Un paio di mesi fa le elezioni parlamentari in Groenlandia sarebbero interessate, forse, solo ai groenlandesi e a nessun altro e avrebbero avuto lo stesso appeal di un'elezione di condominio. Dopo l'insediamento di Donald Trump e le sue ambizioni coloniali sull'isola che è territorio della Danimarca, sono diventate un affare mondiale. Ansia e attesa per conoscere chi saranno i 31 deputati dell'Inatsisartut ma soprattutto grande curiosità per sapere quali saranno le conseguenze del voto, dato che le ultime sparate di Trump hanno acceso sull'isola la voglia di indipendenza.
Né Danimarca né Stati Uniti, il motto di quattro dei 5 partiti in lista, con l'eccezione dei centristi pro-UE e anti-indipendenza del Suleqatigiissitsisut (il Partito della cooperazione). Per gli altri in corsa il punto non è tanto se voler essere indipendenti ma quando. «Al più presto», per il partito nazionalista Naleraq attualmente all'opposizione. Ma razionalmente di parla di un processo di medio-lunga durata, almeno 8 anni, probabilmente di più, «ma dipenderà da come andranno i negoziati tra Groenlandia e Danimarca», spiegano. Un processo che sull'isola è iniziato già dal 2009. I circa 56mila abitanti, la maggior parte dei quali di origine indigena Inuit, rivendicano con forza il proprio essere groenlandesi. «La situazione è cambiata a causa di Trump e del mondo, l'indipendenza dobbiamo farla più rapidamente possibile», spiegano dal partito socialdemocratico. «Meritiamo di essere trattati con rispetto e non penso che il presidente americano lo abbia fatto da quando si è insediato», ha detto il premier Mute B Egede, leader del partito Inuit Ataqatigiit. Perché Trump ha messo gli occhi sull'isola è chiaro. Solo motivi economici, dato che la Groenlandia è ricca di quelle terre che rappresentano la nuova frontiera dell'economia globale. Ma anche per via della posizione geografica di questa enorme isola in gran parte ghiacciata non distante dalle coste del Canada, altro obiettivo di Donald. Presente anche una base spaziale strategica a Pituffik, dove il personale militare Usa è di stanza dal 1951.

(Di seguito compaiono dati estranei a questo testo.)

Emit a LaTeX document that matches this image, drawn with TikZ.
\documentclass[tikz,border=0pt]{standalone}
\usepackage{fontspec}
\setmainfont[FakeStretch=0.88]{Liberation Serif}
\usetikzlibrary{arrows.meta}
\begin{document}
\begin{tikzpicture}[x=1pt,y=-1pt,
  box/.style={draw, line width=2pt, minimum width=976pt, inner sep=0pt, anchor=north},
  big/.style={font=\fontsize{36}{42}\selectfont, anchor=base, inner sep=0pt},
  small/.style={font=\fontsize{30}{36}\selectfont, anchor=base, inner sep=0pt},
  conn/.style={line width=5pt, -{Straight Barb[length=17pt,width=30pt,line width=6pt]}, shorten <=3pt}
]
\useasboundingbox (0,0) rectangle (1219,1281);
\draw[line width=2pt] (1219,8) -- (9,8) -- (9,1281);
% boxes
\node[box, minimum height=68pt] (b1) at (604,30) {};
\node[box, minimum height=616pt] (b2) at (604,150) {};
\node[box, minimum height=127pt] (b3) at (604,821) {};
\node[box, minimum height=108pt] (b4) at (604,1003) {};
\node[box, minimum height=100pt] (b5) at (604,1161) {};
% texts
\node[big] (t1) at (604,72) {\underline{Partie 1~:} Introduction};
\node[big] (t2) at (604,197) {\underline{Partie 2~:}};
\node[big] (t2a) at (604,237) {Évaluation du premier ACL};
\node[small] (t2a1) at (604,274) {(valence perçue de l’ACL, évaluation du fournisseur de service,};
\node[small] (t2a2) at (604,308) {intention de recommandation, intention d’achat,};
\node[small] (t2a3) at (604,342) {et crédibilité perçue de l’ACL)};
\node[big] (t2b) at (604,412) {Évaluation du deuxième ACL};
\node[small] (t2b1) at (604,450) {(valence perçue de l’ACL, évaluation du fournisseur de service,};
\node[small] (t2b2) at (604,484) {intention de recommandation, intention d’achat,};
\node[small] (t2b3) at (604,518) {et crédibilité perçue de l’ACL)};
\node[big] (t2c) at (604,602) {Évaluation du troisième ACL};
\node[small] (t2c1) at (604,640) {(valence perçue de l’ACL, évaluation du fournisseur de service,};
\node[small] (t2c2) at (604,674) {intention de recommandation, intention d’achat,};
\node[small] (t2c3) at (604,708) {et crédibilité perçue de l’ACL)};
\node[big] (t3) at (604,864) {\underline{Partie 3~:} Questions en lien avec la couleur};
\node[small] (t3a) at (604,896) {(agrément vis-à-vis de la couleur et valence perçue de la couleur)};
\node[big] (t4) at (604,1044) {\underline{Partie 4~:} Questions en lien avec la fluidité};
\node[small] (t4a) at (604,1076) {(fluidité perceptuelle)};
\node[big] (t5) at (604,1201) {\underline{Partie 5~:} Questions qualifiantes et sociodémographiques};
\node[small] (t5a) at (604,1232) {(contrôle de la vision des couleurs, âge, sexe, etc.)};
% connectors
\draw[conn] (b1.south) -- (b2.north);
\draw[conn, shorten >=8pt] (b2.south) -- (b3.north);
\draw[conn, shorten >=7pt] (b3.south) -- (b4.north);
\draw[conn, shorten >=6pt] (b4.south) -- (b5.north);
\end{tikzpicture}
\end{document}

Pochi quelli che spingono verso Washington, tra questi Gerth Josefsen, un pescatore 53enne di Nuuk fino a poco tempo sconosciuto ma diventato celebre per il suo cappellino MAGA, Make America Great Again, quando ha orgnizzato la visita sull'isola del rampollo di Trump Donald Jr, e molto fiero di essere stato ricevuto ufficialmente dal presidente nella sua residenza di Mar-a-Lago. «Siamo aperti agli affari ma non in vendita», dice comunque la maggioranza dei residenti che dipendono in gran parte dalla Danimarca, i cui contributi valgono oltre un quinto del pil totale.

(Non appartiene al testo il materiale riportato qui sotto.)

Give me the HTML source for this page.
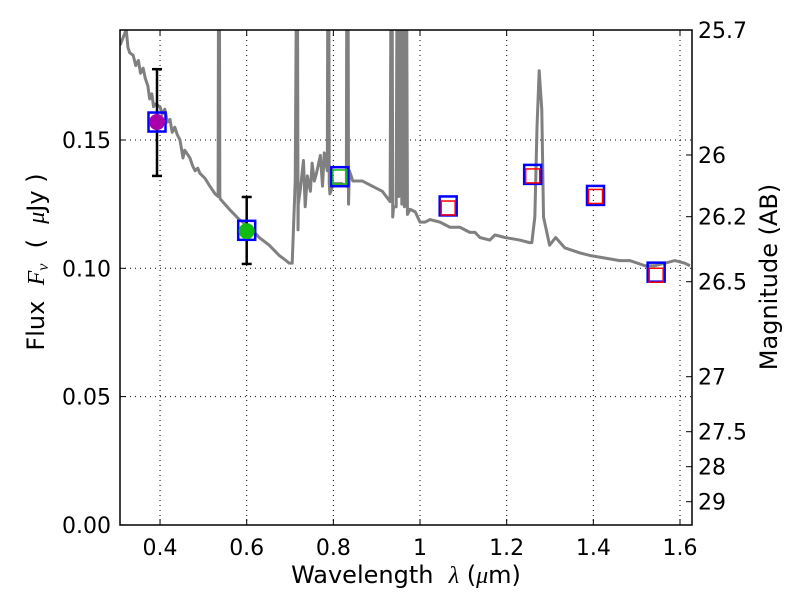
<!DOCTYPE html>
<html><head><meta charset="utf-8"><style>
body{margin:0;background:#fff;width:800px;height:600px;overflow:hidden}
text{font-family:"DejaVu Sans","Liberation Sans",sans-serif;fill:#000;white-space:pre}
</style></head><body>
<svg id="chart" width="800" height="600" xmlns="http://www.w3.org/2000/svg"></svg>
<script>
const specLam=[0.308,0.322,0.326,0.33,0.338,0.344,0.35,0.355,0.361,0.366,0.372,0.376,0.381,0.385,0.389,0.4,0.405,0.411,0.417,0.423,0.428,0.434,0.44,0.446,0.453,0.457,0.469,0.475,0.481,0.487,0.492,0.504,0.515,0.527,0.534,0.5355,0.5365,0.538,0.539,0.56,0.583,0.606,0.629,0.652,0.675,0.691,0.698,0.705,0.712,0.7165,0.7185,0.719,0.724,0.731,0.735,0.74,0.747,0.751,0.756,0.761,0.77,0.775,0.779,0.786,0.788,0.789,0.7905,0.792,0.796,0.8,0.82,0.83,0.8315,0.8335,0.835,0.837,0.845,0.867,0.89,0.913,0.931,0.934,0.935,0.937,0.939,0.945,0.948,0.949,0.951,0.953,0.956,0.958,0.96,0.962,0.964,0.966,0.968,0.971,0.977,0.989,1.0,1.012,1.023,1.046,1.069,1.092,1.115,1.127,1.138,1.161,1.173,1.196,1.23,1.253,1.258,1.265,1.27,1.275,1.281,1.285,1.299,1.313,1.334,1.369,1.392,1.426,1.461,1.484,1.502,1.519,1.542,1.565,1.588,1.611,1.623];
const specFlux=[0.187,0.193,0.186,0.184,0.183,0.179,0.181,0.176,0.178,0.174,0.171,0.166,0.168,0.163,0.164,0.163,0.160,0.162,0.157,0.158,0.153,0.155,0.152,0.150,0.143,0.146,0.143,0.140,0.138,0.139,0.137,0.135,0.132,0.129,0.128,0.26,0.26,0.128,0.127,0.123,0.119,0.116,0.112,0.109,0.105,0.103,0.102,0.102,0.134,0.26,0.115,0.125,0.131,0.142,0.124,0.136,0.130,0.141,0.134,0.137,0.144,0.132,0.145,0.138,0.26,0.26,0.133,0.129,0.131,0.133,0.133,0.132,0.26,0.26,0.125,0.138,0.134,0.134,0.132,0.130,0.126,0.26,0.26,0.120,0.124,0.124,0.26,0.26,0.128,0.26,0.26,0.125,0.26,0.26,0.124,0.26,0.26,0.121,0.123,0.122,0.118,0.118,0.119,0.118,0.116,0.116,0.114,0.114,0.112,0.111,0.113,0.112,0.111,0.110,0.110,0.120,0.155,0.177,0.162,0.120,0.109,0.112,0.108,0.106,0.105,0.104,0.103,0.103,0.102,0.101,0.101,0.102,0.103,0.102,0.101,0.100];
const photLam=[0.393,0.6];
const photFlux=[0.157,0.1145];
const photErrLo=[0.136,0.1017];
const photErrHi=[0.1776,0.1278];
const photColor=['#aa00aa','#11bb11'];
const modelLam=[0.393,0.6,0.815,1.065,1.26,1.405,1.545];
const modelFlux=[0.157,0.1148,0.1357,0.1243,0.1366,0.1284,0.0985];
const synthLam=[0.815,1.065,1.26,1.405,1.545];
const synthFlux=[0.1356,0.1235,0.136,0.128,0.0973];
const synthColor=['#11bb11','red','red','red','red'];
const xTicks=[0.4,0.6,0.8,1.0,1.2,1.4,1.6];
const xTickLabels=['0.4','0.6','0.8','1','1.2','1.4','1.6'];
const yTicks=[0,0.05,0.10,0.15];
const yTickLabels=['0.00','0.05','0.10','0.15'];
const magLabels=['25.7','26','26.2','26.5','27','27.5','28','29'];
const magTickY=[30,155,216.7,281.7,376.7,431.7,466.7,501.7];

const L=120,R=692,T=30,B=525;
const X=l=>246.7+(l-0.6)*433.3;
const Y=f=>524.9-f*2566;
const svg=document.getElementById('chart');
const NS='http://www.w3.org/2000/svg';
function mk(tag,attrs,parent){const e=document.createElementNS(NS,tag);for(const k in attrs)e.setAttribute(k,attrs[k]);(parent||svg).appendChild(e);return e;}
const defs=mk('defs',{});
const cp=mk('clipPath',{id:'clip'},defs);mk('rect',{x:L,y:T,width:R-L,height:B-T},cp);
xTicks.forEach((t,i)=>{
 const g=mk('line',{x1:X(t),x2:X(t),y1:T,y2:B,stroke:'#000','stroke-width':1,'stroke-dasharray':'1,4'});
 
 mk('line',{x1:X(t),x2:X(t),y1:B,y2:B-6,stroke:'#000'});
 mk('line',{x1:X(t),x2:X(t),y1:T,y2:T+6,stroke:'#000'});
 const tx=mk('text',{x:X(t),y:555,'font-size':22,'text-anchor':'middle'});tx.textContent=xTickLabels[i];
 
});
yTicks.forEach((t,i)=>{
 if(t>0){const g=mk('line',{x1:L,x2:R,y1:Y(t),y2:Y(t),stroke:'#000','stroke-width':1,'stroke-dasharray':'1,4'});
 }
 mk('line',{x1:L,x2:L+6,y1:Y(t),y2:Y(t),stroke:'#000'});
 const tx=mk('text',{x:111,y:Y(t)+8,'font-size':22,'text-anchor':'end'});tx.textContent=yTickLabels[i];
 
});
magLabels.forEach((m,i)=>{
 mk('line',{x1:R,x2:R-6,y1:magTickY[i],y2:magTickY[i],stroke:'#000'});
 const tx=mk('text',{x:698,y:magTickY[i]+8,'font-size':22});tx.textContent=m;
 
});
const sp=mk('polyline',{points:specLam.map((l,i)=>X(l)+','+Y(specFlux[i])).join(' '),fill:'none',stroke:'#808080','stroke-width':3,'stroke-linejoin':'round','clip-path':'url(#clip)'});


photLam.forEach((l,i)=>{
 const x=X(l);
 const e=mk('g',{stroke:'#000','stroke-width':2.5});
 
 
 mk('line',{x1:x,x2:x,y1:Y(photErrLo[i]),y2:Y(photErrHi[i])},e);
 mk('line',{x1:x-5,x2:x+5,y1:Y(photErrLo[i]),y2:Y(photErrLo[i])},e);
 mk('line',{x1:x-5,x2:x+5,y1:Y(photErrHi[i]),y2:Y(photErrHi[i])},e);
});
modelLam.forEach((l,i)=>{
 const r=mk('rect',{x:X(l)-8.5,y:Y(modelFlux[i])-9.5,width:17,height:19,fill:'none',stroke:'#0000ff','stroke-width':2.5});
 
 
});
photLam.forEach((l,i)=>{
 const c=mk('circle',{cx:X(l),cy:Y(photFlux[i]),r:8,fill:photColor[i]});
 
 
});
synthLam.forEach((l,i)=>{
 const r=mk('rect',{x:X(l)-7,y:Y(synthFlux[i])-7,width:14,height:14,fill:'none',stroke:synthColor[i],'stroke-width':1.5});
 
 
});
const fr=mk('rect',{x:L,y:T,width:R-L,height:B-T,fill:'none',stroke:'#000','stroke-width':1.5});


const xl=mk('text',{x:406,y:583,'font-size':24,'text-anchor':'middle'});
xl.innerHTML='Wavelength  <tspan font-style="italic" font-family="Liberation Serif">λ</tspan> (<tspan font-style="italic" font-family="Liberation Serif">μ</tspan>m)';


const yl=mk('text',{x:0,y:0,'font-size':24,'text-anchor':'middle',transform:'translate(44,262) rotate(-90)'});
yl.innerHTML='Flux  <tspan font-style="italic" font-family="Liberation Serif">F</tspan><tspan font-style="italic" font-family="Liberation Serif" font-size="16" dy="4">ν</tspan><tspan dy="-4">  (  </tspan><tspan font-style="italic" font-family="Liberation Serif">μ</tspan>Jy )';


const ml=mk('text',{x:0,y:0,'font-size':24,'text-anchor':'middle',transform:'translate(777,277) rotate(-90)'});
ml.textContent='Magnitude (AB)';


</script>
</body></html>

Urne chiuse nella tarda serata di ieri ma per avere i risultati ufficiali ci vorrà molto tempo e saranno certificato soltanto tra qualche settimana.
Le schede elettorali infatti dovranno arrivare nella capitale Nuuk da insediamenti remoti in barca, aereo ed elicottero dato che non ci sono strade che collegano le comunità nei ben 2,16 milioni di chilometri quadrati dell'isola che fanno della Groenlandia il 12° Paese al mondo per estensione. E improvvisamente, finiti al centro delle mappe mondiali.